Поэтому обращение с подобным вопросом к европейским подросткам вызывало в них адекватную реакцию и следовала незамедлительная готовность согласиться с тем, что причиной их попадания в юношескую колонию, стало в конечном результате итогом их собственных проступков. А вот если с такой же просьбой обратиться к мусульманину- провести некий самоанализ и посмотреть на свои внутренние и внешние реакции, для того чтобы он мог легче установить причину своих проблем, то мусульманину в первую очередь будет непонятен уже сам вопрос. Мусульмане как правило видят истоки всех своих проблем исключительно вовне, и только как внешние факторы, это может быть всё что угодно, где "несправедливое" общество и не исламские законы их самый главный и основной аргумент.
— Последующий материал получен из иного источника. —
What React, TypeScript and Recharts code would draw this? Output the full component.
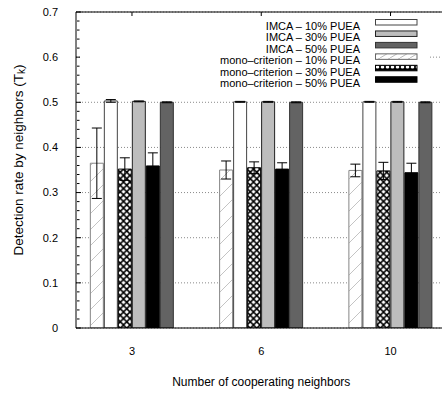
import { BarChart, Bar, XAxis, YAxis, CartesianGrid, ErrorBar, Legend, Label } from "recharts";

const categories = ["3", "6", "10"];

const mono10 = [0.365, 0.35, 0.349];
const imca10 = [0.503, 0.501, 0.501];
const mono30 = [0.352, 0.355, 0.348];
const imca30 = [0.502, 0.501, 0.501];
const mono50 = [0.359, 0.352, 0.344];
const imca50 = [0.5, 0.5, 0.5];

const mono10Err = [0.078, 0.02, 0.014];
const imca10Err = [0.003, 0.001, 0.001];
const mono30Err = [0.025, 0.013, 0.019];
const imca30Err = [0.001, 0.001, 0.001];
const mono50Err = [0.029, 0.014, 0.021];
const imca50Err = [0.001, 0.001, 0.001];

const yTicks = [0, 0.1, 0.2, 0.3, 0.4, 0.5, 0.6, 0.7];
const yMinorTicks = [
  0.02, 0.04, 0.06, 0.08, 0.12, 0.14, 0.16, 0.18, 0.22, 0.24, 0.26, 0.28,
  0.32, 0.34, 0.36, 0.38, 0.42, 0.44, 0.46, 0.48, 0.52, 0.54, 0.56, 0.58,
  0.62, 0.64, 0.66, 0.68,
];

const barOrder = ["mono10", "imca10", "mono30", "imca30", "mono50", "imca50"];
const legendOrder = ["imca10", "imca30", "imca50", "mono10", "mono30", "mono50"];
const seriesNames: Record<string, string> = {
  imca10: "IMCA – 10% PUEA",
  imca30: "IMCA – 30% PUEA",
  imca50: "IMCA – 50% PUEA",
  mono10: "mono–criterion – 10% PUEA",
  mono30: "mono–criterion – 30% PUEA",
  mono50: "mono–criterion – 50% PUEA",
};

const data = categories.map((c, i) => ({
  x: i,
  mono10: mono10[i],
  imca10: imca10[i],
  mono30: mono30[i],
  imca30: imca30[i],
  mono50: mono50[i],
  imca50: imca50[i],
  mono10Err: mono10Err[i],
  imca10Err: imca10Err[i],
  mono30Err: mono30Err[i],
  imca30Err: imca30Err[i],
  mono50Err: mono50Err[i],
  imca50Err: imca50Err[i],
}));

const styles: Record<string, { fill: string; stroke: string }> = {
  mono10: { fill: "url(#hatch)", stroke: "#858585" },
  imca10: { fill: "#ffffff", stroke: "#444444" },
  mono30: { fill: "url(#cross)", stroke: "#000000" },
  imca30: { fill: "#bdbdbd", stroke: "#222222" },
  mono50: { fill: "#000000", stroke: "#000000" },
  imca50: { fill: "#636363", stroke: "#333333" },
};

const legendStyles: Record<string, { fill: string; stroke: string }> = {
  ...styles,
  mono10: { fill: "url(#lhatch)", stroke: "#666666" },
  mono30: { fill: "url(#ldots)", stroke: "#000000" },
};

const font = "'Liberation Sans', Arial, Helvetica, sans-serif";
const xDomain = [-0.433, 2.433];
const noLabel = () => "";

function Patterns({ legend }: { legend?: boolean }) {
  return (
    <defs>
      {!legend && (
        <>
          <pattern id="hatch" patternUnits="userSpaceOnUse" width="16" height="16">
            <rect width="16" height="16" fill="#fff" />
            <path d="M0,16 L16,0 M-4,4 L4,-4 M12,20 L20,12" stroke="#c4c4c4" strokeWidth="1" />
          </pattern>
          <pattern id="cross" patternUnits="userSpaceOnUse" width="6.5" height="6.5">
            <rect width="6.5" height="6.5" fill="#fff" />
            <path d="M0,0 L6.5,6.5 M0,6.5 L6.5,0" stroke="#000" strokeWidth="1.6" />
          </pattern>
        </>
      )}
      {legend && (
        <>
          <pattern id="lhatch" patternUnits="userSpaceOnUse" width="10" height="6">
            <rect width="10" height="6" fill="#fff" />
            <path d="M0,6 L10,0" stroke="#bbb" strokeWidth="1" />
          </pattern>
          <pattern id="ldots" patternUnits="userSpaceOnUse" width="5" height="6">
            <rect width="5" height="6" fill="#000" />
            <ellipse cx="2.5" cy="3" rx="1.8" ry="1.5" fill="#fff" />
          </pattern>
        </>
      )}
    </defs>
  );
}

function renderLegend() {
  return (
    <svg width={350} height={74} style={{ display: "block", background: "#fff" }}>
      <Patterns legend />
      {legendOrder.map((key, i) => (
        <g key={key}>
          <text x={280} y={13.8 + i * 11.45} textAnchor="end" fontSize={11} fontFamily={font} fill="#000">
            {seriesNames[key]}
          </text>
          <rect x={295.5} y={3.5 + i * 11.45} width={41.5} height={5.5} fill={legendStyles[key].fill} stroke={legendStyles[key].stroke} strokeWidth={1} />
        </g>
      ))}
    </svg>
  );
}

function YTitle(props: any) {
  const { viewBox } = props;
  const cx = viewBox.x + 18;
  const cy = viewBox.y + viewBox.height / 2 - 10;
  return (
    <text x={cx} y={cy} transform={`rotate(-90 ${cx} ${cy})`} textAnchor="middle" dominantBaseline="central" fontSize={13.5} fontFamily={font} fill="#000">
      Detection rate by neighbors (T
      <tspan fontSize={10} dy={3}>k</tspan>
      <tspan dy={-3}>)</tspan>
    </text>
  );
}

export default function App() {
  return (
    <div style={{ position: "absolute", left: 0, top: 0, width: 442, height: 395, overflow: "hidden", background: "#fff" }}>
      <BarChart
        width={460}
        height={395}
        data={data}
        margin={{ top: 12, right: 13.5, bottom: 0, left: 0 }}
        barSize={13}
        barGap={1}
        style={{ fontFamily: font }}
      >
        <Patterns />
        <CartesianGrid vertical={false} stroke="#8a8a8a" strokeDasharray="1 2" />
        <XAxis
          dataKey="x"
          type="number"
          domain={xDomain}
          ticks={[0, 1, 2]}
          tickFormatter={(v: number) => categories[v]}
          height={67}
          tickSize={0}
          tickMargin={19}
          axisLine={{ stroke: "#000" }}
          tickLine={false}
          tick={{ fill: "#000", fontSize: 11 }}
          allowDataOverflow
        >
          <Label value="Number of cooperating neighbors" position="insideBottom" offset={9} fontSize={12} fill="#000" />
        </XAxis>
        <XAxis
          xAxisId="top"
          dataKey="x"
          type="number"
          orientation="top"
          domain={xDomain}
          ticks={[0, 1, 2]}
          tickFormatter={noLabel}
          mirror
          height={1}
          tickSize={4}
          axisLine={{ stroke: "#000" }}
          tickLine={{ stroke: "#000" }}
          allowDataOverflow
        />
        <YAxis
          domain={[0, 0.7]}
          ticks={yTicks}
          tickFormatter={(v: number) => String(v)}
          width={76}
          tickSize={0}
          tickMargin={18}
          axisLine={{ stroke: "#000" }}
          tickLine={false}
          tick={{ fill: "#000", fontSize: 11 }}
          allowDataOverflow
        >
          <Label content={YTitle} />
        </YAxis>
        <YAxis
          yAxisId="major"
          domain={[0, 0.7]}
          ticks={yTicks}
          tickFormatter={noLabel}
          mirror
          width={1}
          tickSize={5}
          axisLine={false}
          tickLine={{ stroke: "#000" }}
          allowDataOverflow
        />
        <YAxis
          yAxisId="minor"
          domain={[0, 0.7]}
          ticks={yMinorTicks}
          tickFormatter={noLabel}
          mirror
          width={1}
          tickSize={2.5}
          axisLine={false}
          tickLine={{ stroke: "#000" }}
          allowDataOverflow
        />
        {barOrder.map((key) => (
          <Bar
            key={key}
            dataKey={key}
            name={seriesNames[key]}
            fill={styles[key].fill}
            stroke={styles[key].stroke}
            strokeWidth={1}
            isAnimationActive={false}
          >
            <ErrorBar dataKey={`${key}Err`} width={5} stroke="#000" strokeWidth={1} />
          </Bar>
        ))}
        <Legend
          layout="horizontal"
          verticalAlign="middle"
          align="center"
          wrapperStyle={{ position: "absolute", left: 80, top: 16, width: 350, height: 74 }}
          content={renderLegend}
        />
      </BarChart>
    </div>
  );
}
Более того, большинство мусульман совершенно не составит себе задачу интегрирования в остальное общество, а полностью наоборот. Сближение и интеграция с не мусульманским обществом мусульманам строго запрещается - и имамами в мечети, и родителями и друзьями, как и полностью запрещено жить по европейским стандартам и культурным нормам и традициям, и если бы кто-нибудь из мусульман даже этого очень сильно и захотел, то его близкое окружение ни за что не позволит ему этого сделать.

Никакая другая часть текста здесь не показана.